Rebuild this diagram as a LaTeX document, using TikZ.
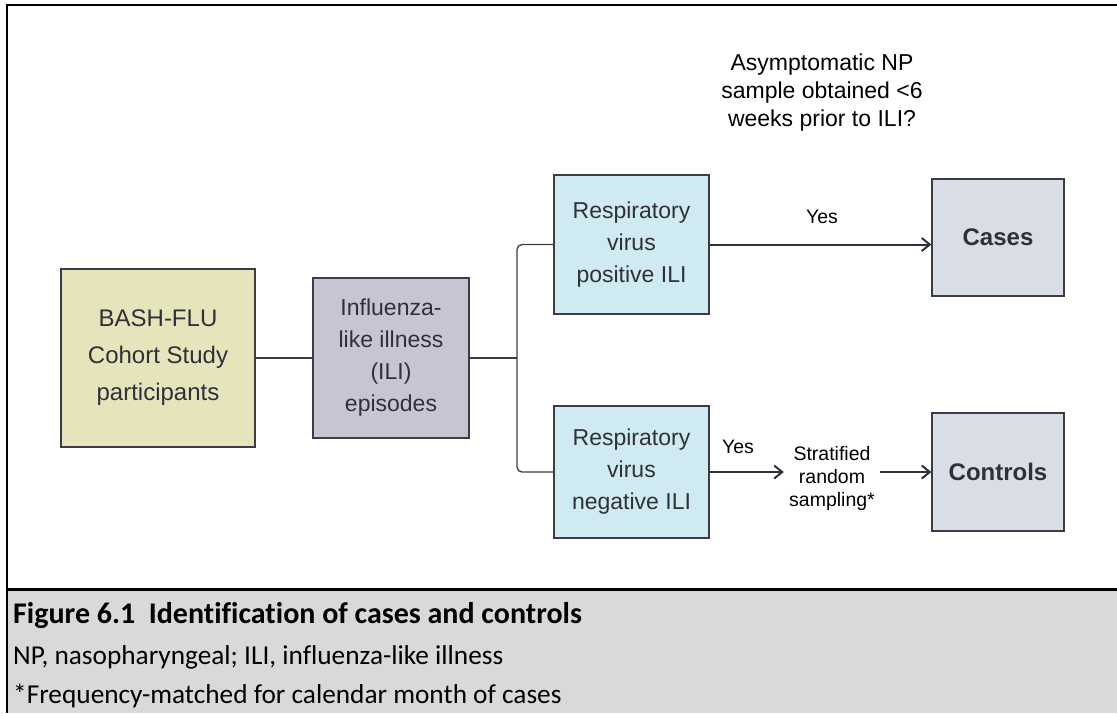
\documentclass[tikz,border=0pt]{standalone}
\usepackage{fontspec}
\setmainfont{Liberation Sans}
\newfontfamily\capfont[Ligatures=NoCommon]{Carlito}
\usetikzlibrary{arrows.meta}
\definecolor{txt}{HTML}{30303A}
\definecolor{edge}{HTML}{3C3C46}
\definecolor{bashfill}{HTML}{E6E4BA}
\definecolor{ilifill}{HTML}{C6C6D3}
\definecolor{respfill}{HTML}{CFEAF0}
\definecolor{outfill}{HTML}{D9DDE5}
\definecolor{capgray}{HTML}{D9D9D9}
\tikzset{
  box/.style={draw=edge, line width=1.3pt, text=txt, align=center, inner sep=0pt, rectangle},
  boxtext/.style={font=\fontsize{23}{32}\selectfont},
  link/.style={draw=edge, line width=1.3pt},
  arr/.style={draw=txt, line width=2pt, -{Straight Barb[length=8pt,width=13pt,line width=2pt]}},
  note/.style={text=black, align=center, inner sep=0pt},
  captext/.style={anchor=base west, inner sep=0pt, text=black, font=\capfont\fontsize{27.3}{30}\selectfont},
}
\begin{document}
\begin{tikzpicture}[x=1pt,y=-1pt]
\useasboundingbox (0,0) rectangle (1117,713);
% caption background and frame
\fill[capgray] (7,589.5) rectangle (1117,713);
\draw[line width=2.2pt] (1117,5) -- (7,5) -- (7,713);
\draw[line width=2.2pt] (7,589.5) -- (1117,589.5);
% nodes
\node[box, boxtext, fill=bashfill, minimum width=194pt, minimum height=178pt, font=\fontsize{24}{37}\selectfont] (bash) at (158,358) {BASH-FLU\\Cohort Study\\participants};
\node[box, boxtext, fill=ilifill, minimum width=156pt, minimum height=160pt] (ili) at (391,358) {Influenza-\\like illness\\(ILI)\\episodes};
\node[box, boxtext, fill=respfill, minimum width=155pt, minimum height=139pt] (pos) at (631.5,244.5) {Respiratory\\virus\\positive ILI};
\node[box, boxtext, fill=respfill, minimum width=155pt, minimum height=132pt] (neg) at (631.5,472) {Respiratory\\virus\\negative ILI};
\node[box, fill=outfill, minimum width=132pt, minimum height=117pt, font=\fontsize{24}{30}\selectfont\bfseries] (cases) at (998,237.5) {Cases};
\node[box, fill=outfill, minimum width=132pt, minimum height=118pt, font=\fontsize{24}{30}\selectfont\bfseries] (controls) at (998,472) {Controls};
\node[note, font=\fontsize{19.5}{23}\selectfont, minimum width=96pt] (strat) at (832,478) {Stratified\\random\\sampling*};
\node[note, font=\fontsize{23}{28}\selectfont] (question) at (822,93) {Asymptomatic NP\\sample obtained <6\\weeks prior to ILI?};
\node[note, font=\fontsize{19.5}{23}\selectfont] (yes1) at (822,217) {Yes};
\node[note, font=\fontsize{19.5}{23}\selectfont] (yes2) at (738,447) {Yes};
% connectors
\coordinate (br) at (517,358);
\draw[link] (bash.east) -- (ili.west);
\draw[link] (ili.east) -- (br);
\draw[link, rounded corners=5pt] (pos.west) -| (br) |- (neg.west);
\draw[arr] (pos.east) -- (pos.east -| cases.west);
\draw[arr] (neg.east) -- (neg.east -| strat.west);
\draw[arr] (neg.east -| strat.east) -- (neg.east -| controls.west);
% caption
\node[captext, font=\capfont\bfseries\fontsize{30}{32}\selectfont] (cap1) at (13,623) {Figure 6.1\ \ Identification of cases and controls};
\node[captext] (cap2) at (13,664) {NP, nasopharyngeal; ILI, influenza-like illness};
\node[captext] (cap3) at (13,703) {*Frequency-matched for calendar month of cases};
\end{tikzpicture}
\end{document}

^^^^

— TASK DETAILS —
Quote each line of the listing exactly, but leave the pictures out.

— RIGHT ANSWER —
Rebuild this diagram as a LaTeX document, using TikZ.
\documentclass[tikz,border=0pt]{standalone}
\usepackage{fontspec}
\setmainfont{Liberation Sans}
\newfontfamily\capfont[Ligatures=NoCommon]{Carlito}
\usetikzlibrary{arrows.meta}
\definecolor{txt}{HTML}{30303A}
\definecolor{edge}{HTML}{3C3C46}
\definecolor{bashfill}{HTML}{E6E4BA}
\definecolor{ilifill}{HTML}{C6C6D3}
\definecolor{respfill}{HTML}{CFEAF0}
\definecolor{outfill}{HTML}{D9DDE5}
\definecolor{capgray}{HTML}{D9D9D9}
\tikzset{
  box/.style={draw=edge, line width=1.3pt, text=txt, align=center, inner sep=0pt, rectangle},
  boxtext/.style={font=\fontsize{23}{32}\selectfont},
  link/.style={draw=edge, line width=1.3pt},
  arr/.style={draw=txt, line width=2pt, -{Straight Barb[length=8pt,width=13pt,line width=2pt]}},
  note/.style={text=black, align=center, inner sep=0pt},
  captext/.style={anchor=base west, inner sep=0pt, text=black, font=\capfont\fontsize{27.3}{30}\selectfont},
}
\begin{document}
\begin{tikzpicture}[x=1pt,y=-1pt]
\useasboundingbox (0,0) rectangle (1117,713);
% caption background and frame
\fill[capgray] (7,589.5) rectangle (1117,713);
\draw[line width=2.2pt] (1117,5) -- (7,5) -- (7,713);
\draw[line width=2.2pt] (7,589.5) -- (1117,589.5);
% nodes
\node[box, boxtext, fill=bashfill, minimum width=194pt, minimum height=178pt, font=\fontsize{24}{37}\selectfont] (bash) at (158,358) {BASH-FLU\\Cohort Study\\participants};
\node[box, boxtext, fill=ilifill, minimum width=156pt, minimum height=160pt] (ili) at (391,358) {Influenza-\\like illness\\(ILI)\\episodes};
\node[box, boxtext, fill=respfill, minimum width=155pt, minimum height=139pt] (pos) at (631.5,244.5) {Respiratory\\virus\\positive ILI};
\node[box, boxtext, fill=respfill, minimum width=155pt, minimum height=132pt] (neg) at (631.5,472) {Respiratory\\virus\\negative ILI};
\node[box, fill=outfill, minimum width=132pt, minimum height=117pt, font=\fontsize{24}{30}\selectfont\bfseries] (cases) at (998,237.5) {Cases};
\node[box, fill=outfill, minimum width=132pt, minimum height=118pt, font=\fontsize{24}{30}\selectfont\bfseries] (controls) at (998,472) {Controls};
\node[note, font=\fontsize{19.5}{23}\selectfont, minimum width=96pt] (strat) at (832,478) {Stratified\\random\\sampling*};
\node[note, font=\fontsize{23}{28}\selectfont] (question) at (822,93) {Asymptomatic NP\\sample obtained <6\\weeks prior to ILI?};
\node[note, font=\fontsize{19.5}{23}\selectfont] (yes1) at (822,217) {Yes};
\node[note, font=\fontsize{19.5}{23}\selectfont] (yes2) at (738,447) {Yes};
% connectors
\coordinate (br) at (517,358);
\draw[link] (bash.east) -- (ili.west);
\draw[link] (ili.east) -- (br);
\draw[link, rounded corners=5pt] (pos.west) -| (br) |- (neg.west);
\draw[arr] (pos.east) -- (pos.east -| cases.west);
\draw[arr] (neg.east) -- (neg.east -| strat.west);
\draw[arr] (neg.east -| strat.east) -- (neg.east -| controls.west);
% caption
\node[captext, font=\capfont\bfseries\fontsize{30}{32}\selectfont] (cap1) at (13,623) {Figure 6.1\ \ Identification of cases and controls};
\node[captext] (cap2) at (13,664) {NP, nasopharyngeal; ILI, influenza-like illness};
\node[captext] (cap3) at (13,703) {*Frequency-matched for calendar month of cases};
\end{tikzpicture}
\end{document}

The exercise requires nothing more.